My posts have been taking a musical turn of late, not necessarily by design. Here are two more semi-profound musings I had about songs this past weekend.
- In a post several years ago, I grouped together three movies that came out in 1999 and summarized them all with the famous line from the Goo Goo Dolls’ “Iris” (1998): “You bleed just to know you’re alive.” I found myself thinking about this lyric again while listening to a song from just two years later, “Pinch Me” by the Barenaked Ladies (2000). I realize now that I’ve typed it out that this is a really unfortunate convergence of song title and band name (well, let’s just say a really unfortunate band name, period), but the title simply refers to the song protagonist’s feeling that he is asleep and needs to be (but is not sure if he wants to be) awakened in order to face the real world. (By the way, you may know this song better as the one with the line, “I could hide out under there/I just made you say ‘underwear.’”) The song could be read as a plea from a depressed person who can’t muster the courage to even go outside his door. I have a feeling that many cultural critics read it, along with “Iris,” as an anthem of the malaise of late Gen X-ers and early Millennials—people my own age, who grew up hearing these songs as background music—and perhaps some of them connect this malaise with the sense of entitlement that they are so fond of attributing to people in that age range. I prefer to think of true interpretation of these songs as somewhere in between: they’re not only about people with diagnosable mental health conditions, but neither should they be dismissed as the whines of bored young people who have to manufacture problems in order to help themselves feel validated. I would submit that the world has gotten more overwhelming and that people my age and younger are less equipped to deal with it than those who came before us, and these songs are just evidence of that. I’ll leave you with that to ponder.

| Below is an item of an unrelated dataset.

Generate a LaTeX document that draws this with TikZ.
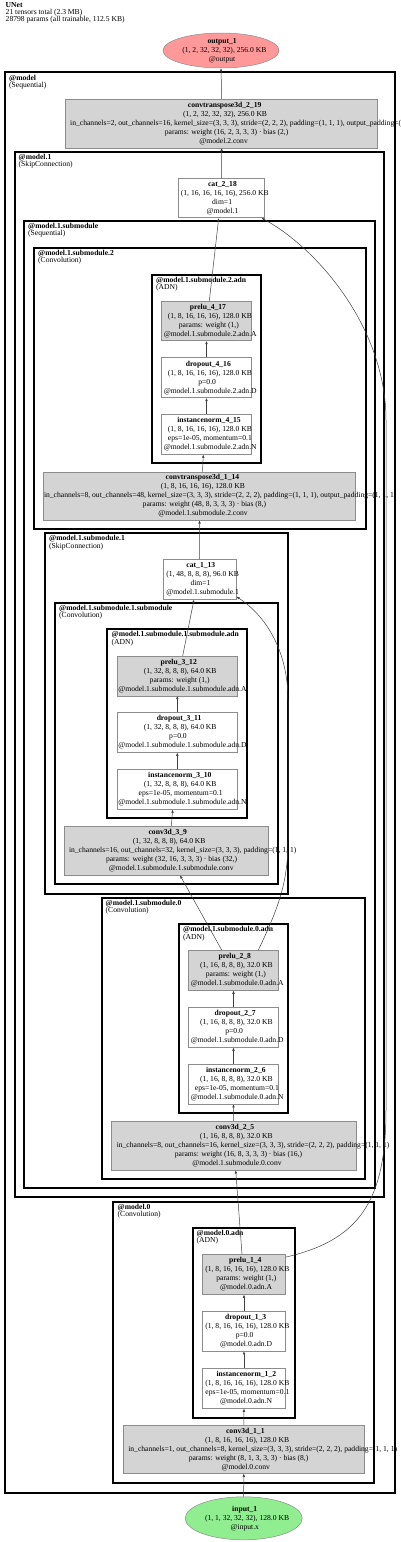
\documentclass[tikz,border=0pt]{standalone}
\usepackage{fontspec}
\setmainfont{Liberation Serif}
\usetikzlibrary{arrows.meta,shapes.geometric}
\definecolor{outred}{HTML}{FF9999}
\definecolor{ingreen}{HTML}{90EE90}
% a line that keeps the laid-out width and runs over to the right
\newcommand{\gvl}[1]{\makebox[0.92\width][l]{#1}}

\begin{document}
\begin{tikzpicture}[x=1pt, y=-1pt,
  font=\fontsize{7.6}{9}\selectfont,
  op/.style={draw=black!45, line width=0.5pt, align=center, inner sep=0pt},
  pbox/.style={op, fill=black!17},
  tbox/.style={op, fill=white},
  io/.style={op, ellipse},
  clu/.style={draw=black, line width=1.8pt},
  clab/.style={anchor=north west, align=left, inner sep=0pt, font=\fontsize{7.6}{7.5}\selectfont},
  arr/.style={-{Latex[length=3.2pt,width=2.6pt]}, draw=black!75, line width=0.5pt}
]
\useasboundingbox (0,0) rectangle (400,1542);

\node[clab, font=\fontsize{7.6}{7}\selectfont] (title) at (5.5,2.5)
  {\textbf{UNet}\\21 tensors total (2.3 MB)\\28798 params (all trainable, 112.5 KB)};

% clusters
\draw[clu] (5,72) rectangle (395,1493);
\node[clab] (lmodel) at (9,75) {\textbf{@model}\\(Sequential)};
\draw[clu] (15,151.7) rectangle (384,1196.7);
\node[clab] (lm1) at (18.5,154) {\textbf{@model.1}\\(SkipConnection)};
\draw[clu] (24,220.7) rectangle (375,1188);
\node[clab] (lm1s) at (28,223) {\textbf{@model.1.submodule}\\(Sequential)};
\draw[clu] (34,247.7) rectangle (365.7,529.3);
\node[clab] (lm1s2) at (38,250) {\textbf{@model.1.submodule.2}\\(Convolution)};
\draw[clu] (152.3,274.7) rectangle (261,463.3);
\node[clab] (lm1s2a) at (156,277) {\textbf{@model.1.submodule.2.adn}\\(ADN)};
\draw[clu] (45,533.3) rectangle (287.7,894);
\node[clab] (lm1s1) at (49,535.5) {\textbf{@model.1.submodule.1}\\(SkipConnection)};
\draw[clu] (55,602.7) rectangle (278.3,884);
\node[clab] (lm1s1s) at (59,605) {\textbf{@model.1.submodule.1.submodule}\\(Convolution)};
\draw[clu] (107.3,629) rectangle (246.7,818.3);
\node[clab] (lm1s1sa) at (111.5,631.5) {\textbf{@model.1.submodule.1.submodule.adn}\\(ADN)};
\draw[clu] (101.7,897.7) rectangle (365,1179);
\node[clab] (lm1s0) at (105.5,900) {\textbf{@model.1.submodule.0}\\(Convolution)};
\draw[clu] (179,924) rectangle (287.7,1113.3);
\node[clab] (lm1s0a) at (183,926.5) {\textbf{@model.1.submodule.0.adn}\\(ADN)};
\draw[clu] (113.3,1201.7) rectangle (374.3,1483.3);
\node[clab] (lm0) at (117.5,1204) {\textbf{@model.0}\\(Convolution)};
\draw[clu] (192.7,1227.7) rectangle (295,1418);
\node[clab] (lm0a) at (196.5,1230) {\textbf{@model.0.adn}\\(ADN)};

% tensors
\node[io, fill=outred, minimum width=116pt, minimum height=35pt] (out) at (221,50.5)
  {\gvl{\textbf{output\_1}}\\\gvl{(1, 2, 32, 32, 32), 256.0 KB}\\\gvl{@output}};
\node[pbox, minimum width=312pt, minimum height=48.7pt] (ct219) at (221.7,123.4)
  {\gvl{\textbf{convtranspose3d\_2\_19}}\\\gvl{(1, 2, 32, 32, 32), 256.0 KB}\\
   \makebox[303pt][l]{in\_channels=2, out\_channels=16, kernel\_size=(3, 3, 3), stride=(2, 2, 2), padding=(1, 1, 1), output\_padding=(1, 1, 1)}\\
   \gvl{params: weight (16, 2, 3, 3, 3) · bias (2,)}\\\gvl{@model.2.conv}};
\node[tbox, minimum width=86pt, minimum height=39.4pt] (cat218) at (221.3,198)
  {\gvl{\textbf{cat\_2\_18}}\\\gvl{(1, 16, 16, 16, 16), 256.0 KB}\\\gvl{dim=1}\\\gvl{@model.1}};
\node[pbox, minimum width=89.6pt, minimum height=39.4pt] (pr417) at (206.5,321)
  {\gvl{\textbf{prelu\_4\_17}}\\\gvl{(1, 8, 16, 16, 16), 128.0 KB}\\\gvl{params: weight (1,)}\\\gvl{@model.1.submodule.2.adn.A}};
\node[tbox, minimum width=89.6pt, minimum height=40pt] (dr416) at (206.5,377.7)
  {\gvl{\textbf{dropout\_4\_16}}\\\gvl{(1, 8, 16, 16, 16), 128.0 KB}\\\gvl{p=0.0}\\\gvl{@model.1.submodule.2.adn.D}};
\node[tbox, minimum width=89.6pt, minimum height=40pt] (in415) at (206.5,434.3)
  {\gvl{\textbf{instancenorm\_4\_15}}\\\gvl{(1, 8, 16, 16, 16), 128.0 KB}\\\gvl{eps=1e-05, momentum=0.1}\\\gvl{@model.1.submodule.2.adn.N}};
\node[pbox, minimum width=312.4pt, minimum height=48.3pt] (ct114) at (199.5,495.9)
  {\gvl{\textbf{convtranspose3d\_1\_14}}\\\gvl{(1, 8, 16, 16, 16), 128.0 KB}\\
   \makebox[311pt][l]{in\_channels=8, out\_channels=48, kernel\_size=(3, 3, 3), stride=(2, 2, 2), padding=(1, 1, 1), output\_padding=(1, 1, 1)}\\
   \gvl{params: weight (48, 8, 3, 3, 3) · bias (8,)}\\\gvl{@model.1.submodule.2.conv}};
\node[tbox, minimum width=72.7pt, minimum height=40pt] (cat113) at (199.7,579.3)
  {\gvl{\textbf{cat\_1\_13}}\\\gvl{(1, 48, 8, 8, 8), 96.0 KB}\\\gvl{dim=1}\\\gvl{@model.1.submodule.1}};
\node[pbox, minimum width=120pt, minimum height=39.7pt] (pr312) at (177.3,675.9)
  {\gvl{\textbf{prelu\_3\_12}}\\\gvl{(1, 32, 8, 8, 8), 64.0 KB}\\\gvl{params: weight (1,)}\\\gvl{@model.1.submodule.1.submodule.adn.A}};
\node[tbox, minimum width=120pt, minimum height=39.7pt] (dr311) at (177.3,732.5)
  {\gvl{\textbf{dropout\_3\_11}}\\\gvl{(1, 32, 8, 8, 8), 64.0 KB}\\\gvl{p=0.0}\\\gvl{@model.1.submodule.1.submodule.adn.D}};
\node[tbox, minimum width=120pt, minimum height=40pt] (in310) at (177.3,789.3)
  {\gvl{\textbf{instancenorm\_3\_10}}\\\gvl{(1, 32, 8, 8, 8), 64.0 KB}\\\gvl{eps=1e-05, momentum=0.1}\\\gvl{@model.1.submodule.1.submodule.adn.N}};
\node[pbox, minimum width=204pt, minimum height=49pt] (cv39) at (166.3,850.5)
  {\gvl{\textbf{conv3d\_3\_9}}\\\gvl{(1, 32, 8, 8, 8), 64.0 KB}\\
   \makebox[194.6pt][l]{in\_channels=16, out\_channels=32, kernel\_size=(3, 3, 3), padding=(1, 1, 1)}\\
   \gvl{params: weight (32, 16, 3, 3, 3) · bias (32,)}\\\gvl{@model.1.submodule.1.submodule.conv}};
\node[pbox, minimum width=89.6pt, minimum height=40pt] (pr28) at (233.5,970.3)
  {\gvl{\textbf{prelu\_2\_8}}\\\gvl{(1, 16, 8, 8, 8), 32.0 KB}\\\gvl{params: weight (1,)}\\\gvl{@model.1.submodule.0.adn.A}};
\node[tbox, minimum width=89.6pt, minimum height=40pt] (dr27) at (233.5,1027.3)
  {\gvl{\textbf{dropout\_2\_7}}\\\gvl{(1, 16, 8, 8, 8), 32.0 KB}\\\gvl{p=0.0}\\\gvl{@model.1.submodule.0.adn.D}};
\node[tbox, minimum width=89.6pt, minimum height=40pt] (in26) at (233.5,1084)
  {\gvl{\textbf{instancenorm\_2\_6}}\\\gvl{(1, 16, 8, 8, 8), 32.0 KB}\\\gvl{eps=1e-05, momentum=0.1}\\\gvl{@model.1.submodule.0.adn.N}};
\node[pbox, minimum width=244.7pt, minimum height=49pt] (cv25) at (233.4,1145.5)
  {\gvl{\textbf{conv3d\_2\_5}}\\\gvl{(1, 16, 8, 8, 8), 32.0 KB}\\
   \makebox[233.3pt][l]{in\_channels=8, out\_channels=16, kernel\_size=(3, 3, 3), stride=(2, 2, 2), padding=(1, 1, 1)}\\
   \gvl{params: weight (16, 8, 3, 3, 3) · bias (16,)}\\\gvl{@model.1.submodule.0.conv}};
\node[pbox, minimum width=83.4pt, minimum height=40pt] (pr14) at (244,1274.3)
  {\gvl{\textbf{prelu\_1\_4}}\\\gvl{(1, 8, 16, 16, 16), 128.0 KB}\\\gvl{params: weight (1,)}\\\gvl{@model.0.adn.A}};
\node[tbox, minimum width=83.4pt, minimum height=40pt] (dr13) at (244,1331)
  {\gvl{\textbf{dropout\_1\_3}}\\\gvl{(1, 8, 16, 16, 16), 128.0 KB}\\\gvl{p=0.0}\\\gvl{@model.0.adn.D}};
\node[tbox, minimum width=83.4pt, minimum height=40pt] (in12) at (244,1388.3)
  {\gvl{\textbf{instancenorm\_1\_2}}\\\gvl{(1, 8, 16, 16, 16), 128.0 KB}\\\gvl{eps=1e-05, momentum=0.1}\\\gvl{@model.0.adn.N}};
\node[pbox, minimum width=241pt, minimum height=48.3pt] (cv11) at (243.8,1449.2)
  {\gvl{\textbf{conv3d\_1\_1}}\\\gvl{(1, 8, 16, 16, 16), 128.0 KB}\\
   \makebox[231pt][l]{in\_channels=1, out\_channels=8, kernel\_size=(3, 3, 3), stride=(2, 2, 2), padding=(1, 1, 1)}\\
   \gvl{params: weight (8, 1, 3, 3, 3) · bias (8,)}\\\gvl{@model.0.conv}};
\node[io, fill=ingreen, minimum width=117pt, minimum height=43pt] (inp) at (243.7,1518.3)
  {\gvl{\textbf{input\_1}}\\\gvl{(1, 1, 32, 32, 32), 128.0 KB}\\\gvl{@input.x}};

% edges
\draw[arr] (inp.north) -- (cv11.south);
\draw[arr] (cv11.north) -- (in12.south);
\draw[arr] (in12) -- (dr13);
\draw[arr] (dr13) -- (pr14);
\draw[arr] ([xshift=-2pt]pr14.north) -- ([xshift=2.3pt]cv25.south);
\draw[arr] ([yshift=-3pt]pr14.north east) .. controls (360,1240) and (386,1200) .. (386,1110)
  -- (386,420) .. controls (386,330) and (320,250) .. ([xshift=-3pt]cat218.south east);
\draw[arr] (cv25.north) -- (in26.south);
\draw[arr] (in26) -- (dr27);
\draw[arr] (dr27) -- (pr28);
\draw[arr] ([xshift=-11.8pt]pr28.north) -- ([xshift=13.7pt]cv39.south);
\draw[arr] ([xshift=24.8pt]pr28.north) .. controls (280,905) and (288,880) .. (288,840)
  -- (288,700) .. controls (288,650) and (265,615) .. ([yshift=3pt]cat113.south east);
\draw[arr] ([xshift=5pt]cv39.north) -- ([xshift=-4.6pt]in310.south);
\draw[arr] (in310) -- (dr311);
\draw[arr] (dr311) -- (pr312);
\draw[arr] ([xshift=5.4pt]pr312.north) -- ([xshift=-5.7pt]cat113.south);
\draw[arr] (cat113.north) -- (ct114.south);
\draw[arr] ([xshift=3pt]ct114.north) -- ([xshift=-3.2pt]in415.south);
\draw[arr] (in415) -- (dr416);
\draw[arr] (dr416) -- (pr417);
\draw[arr] ([xshift=2.8pt]pr417.north) -- ([xshift=-2.6pt]cat218.south);
\draw[arr] (cat218.north) -- (ct219.south);
\draw[arr] (ct219.north) -- (out.south);
\end{tikzpicture}
\end{document}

- Now, something more uplifting. While running on Saturday, I listened to one of my favorite songs of all time, Queen’s “We Are the Champions,” and maybe it was all the adrenaline or the fact that my institution has graduation in less than two weeks, but in any case, I came up with a brief commencement address on the theme of this song. Here it is: Have you ever wondered why we use the term “commencement” for something that we usually talk about as an ending? Also, have you ever wondered why the song says, “We are the champions,” implying that we’ve already won, but then goes on to say, “We’ll keep on fighting to the end?” The answer to both these questions is the same: it’s that the struggle is never over in this life, is it? You’re celebrating the end of college, and indeed you should. You are a champion. But you still face the fight of career, relationships, and just getting through life. You can “go the distance” like Rocky, but then you still have Rocky II, II, IV, IV, and Rocky Balboa and Creed and Creed II—you see what I mean. The Queen song goes on to include several more of these “already and not yet” constructions (to borrow a term from theology): for example, the speaker of the song talks about taking his bows and his curtain calls, but just a few lines later he uses future tense: “I consider it a challenge before the whole human race/And I ain’t gonna lose.” So remember, the fight goes on. But don’t let that discourage you. [And I teach at a Christian college, so this next part applies to my students and is crucial.] Remember that you serve a God who does have time for losers. He gave his life for losers like us, and he makes us champions. The End.